Stephen Paglia, Senior Policy Analyst
Joint Forum Project Office
5160 Yonge Street,
Box 85, 17th floor
North York, ON, M2N 6L9
Telephone: 416-590-7054
fax: 416-590-7070
e-mail: spaglia@fsco.gov.on.ca

BY EMAIL ONLY

Dear Mr. Paglia:

Comments on Joint Forum Proposals re: Disclosure System for Segregated Funds and Mutual Funds

We have recently been made aware of the Joint Forum’s proposals for changes to the way information is communicated to consumers of segregated funds and mutual funds about their investment choices. The following are comments submitted by the Public Interest Advocacy Centre (PIAC) on certain aspects of the above-noted proposals.

The Public Interest Advocacy Centre is a national non-profit organization devoted to the representation of consumer interests in matters involving public utilities, essential services, and public interest issues of broad application to Canadians. PIAC has developed a strong record of consumer advocacy since its inception in 1976, and is widely recognized as an important and influential voice for ordinary consumers in a variety of marketplace issues, including financial services and electronic commerce. PIAC is governed by a distinguished volunteer Board of Directors from across the country, and is supported by member groups and donors representing hundreds of thousands of Canadians.

Given resource constraints and our focus on the protection of lower income and vulnerable consumers, we are have restricted our comments to a few key consumer protection issues.

As a preliminary matter, we commend you on the process you are following: the plain language consultation paper and background document, the allowance of several weeks for comments, and the posting of all submissions on an OSC webpage for this purpose. However, we are concerned about the apparent lack of consumer involvement in the development of these proposals. In some respects (e.g, the “access equals delivery” approach), it appears that the interests of industry have taken precedence over those of consumers.
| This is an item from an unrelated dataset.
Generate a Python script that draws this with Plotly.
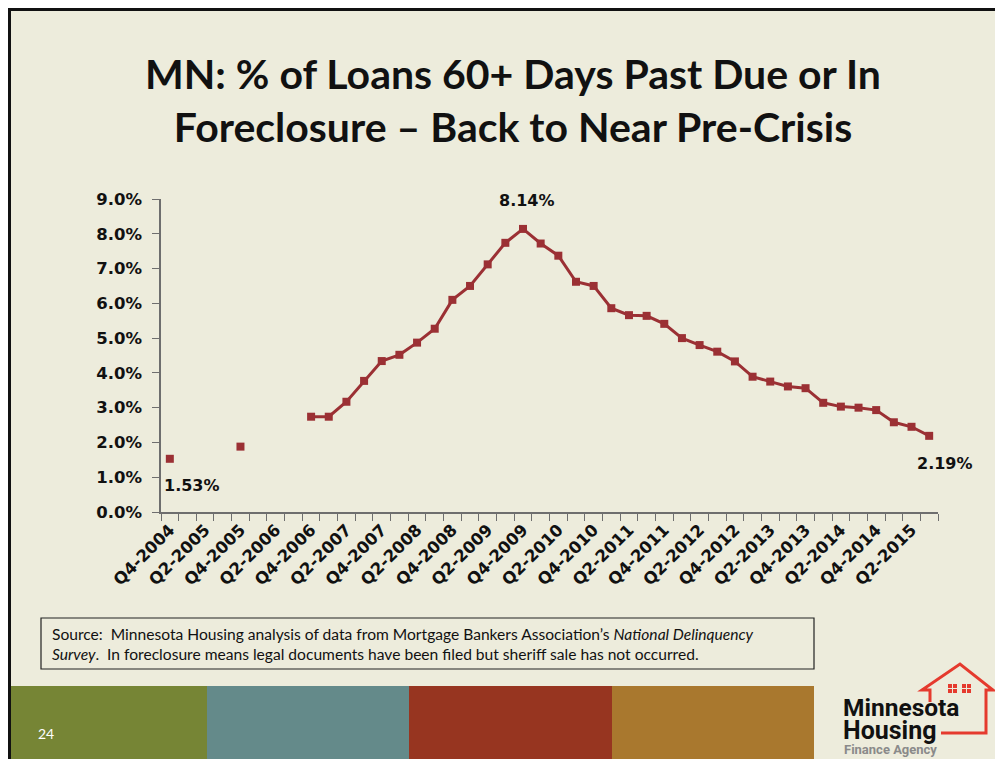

Disclosure needs of investing consumers

We agree that the current disclosures made to consumers by segregated funds and mutual funds are sub-optimal, primarily due to their complexity. There is no question that they can and should be improved from the perspective of plain language, focus on key issues for consumers, and timeliness. We therefore support the Joint Forum’s proposal for replacement of current disclosure requirements with new documents that are more geared toward the needs of the investing consumer. We are particularly supportive of the proposed new “Consumers’ Guide” that would be made available to all participants, especially novice investors. We also support the proposed requirement for a short “Fund Summary” document, as well as the separation of “static” Fund information from ongoing performance information about each Fund.

However, we have serious concerns about proposals regarding mode of disclosure and cooling-off periods.

“Access equals delivery”

As we understand it, the proposal calls for actual delivery of only the Fund Summary document to all new investors. The Consumers’ Guide would be provided only where deemed appropriate by the sales representative (i.e., to novice investors). The other two documents – the Foundation document and the Continuous disclosure record – would only be provided to investors upon request; otherwise, availability online, together with notice thereof in the Fund Summary document, would be considered adequate disclosure.

While sympathetic to the desire to reduce paper waste and to minimize mailings that are not appreciated by the recipient, we strongly disagree with the “access equals delivery” approach advocated in this consultation paper. We are also concerned that the recommended approach to disclosure of the Consumers’ Guide might leave many consumers without the benefit of this information.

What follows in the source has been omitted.